:: Provided data ::
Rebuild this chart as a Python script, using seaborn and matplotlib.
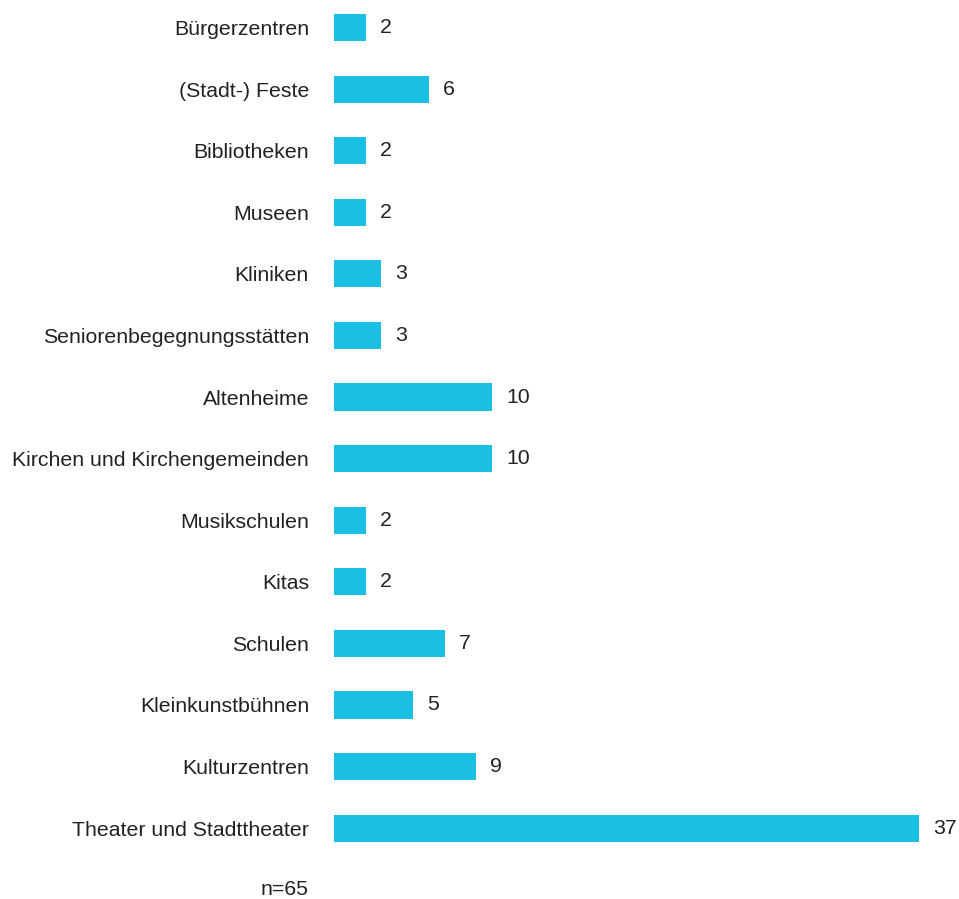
import matplotlib
matplotlib.use("Agg")
import matplotlib.pyplot as plt
import matplotlib.transforms as mtransforms
import seaborn as sns
import pandas as pd

# Data
categories = [
    "Bürgerzentren",
    "(Stadt-) Feste",
    "Bibliotheken",
    "Museen",
    "Kliniken",
    "Seniorenbegegnungsstätten",
    "Altenheime",
    "Kirchen und Kirchengemeinden",
    "Musikschulen",
    "Kitas",
    "Schulen",
    "Kleinkunstbühnen",
    "Kulturzentren",
    "Theater und Stadttheater",
]
counts = [2, 6, 2, 2, 3, 3, 10, 10, 2, 2, 7, 5, 9, 37]
sample_note = "n=65"

sns.set_theme(style="white")
plt.rcParams["font.family"] = ["Liberation Sans", "DejaVu Sans"]

df = pd.DataFrame({"Kategorie": categories, "Anzahl": counts})

W, H = 959, 899
fig = plt.figure(figsize=(W / 100, H / 100), dpi=100)
ax = fig.add_axes([334 / W, 0, 585 / W, 1])

sns.barplot(data=df, y="Kategorie", x="Anzahl", orient="h", color="#1bbfe4",
            saturation=1, width=0.44, linewidth=0, ax=ax)

ax.set_xlim(0, max(counts))
ax.set_ylim(14.15, -0.446)
ax.set_yticks(range(len(categories) + 1))
ax.set_yticklabels(categories + [sample_note])
ax.tick_params(axis="y", length=0, pad=18, labelsize=15.3, labelcolor="#222222")
ax.set_xticks([])
ax.set_xlabel("")
ax.set_ylabel("")
sns.despine(ax=ax, left=True, bottom=True)

# nudge the sample-size note up a little so it stays inside the figure
note = ax.get_yticklabels()[-1]
note.set_transform(note.get_transform() + mtransforms.ScaledTranslation(0, 2 / 100, fig.dpi_scale_trans))

for container in ax.containers:
    ax.bar_label(container, padding=10, fontsize=15.3, color="#222222")

fig.savefig("out.png", dpi=100)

:: What the task asks ::
Starting at the top of the listing above, please restate word for word each line up to and including the one that holds "import pandas as pd", omitting every image.

:: Task answer ::
Rebuild this chart as a Python script, using seaborn and matplotlib.
import matplotlib
matplotlib.use("Agg")
import matplotlib.pyplot as plt
import matplotlib.transforms as mtransforms
import seaborn as sns
import pandas as pd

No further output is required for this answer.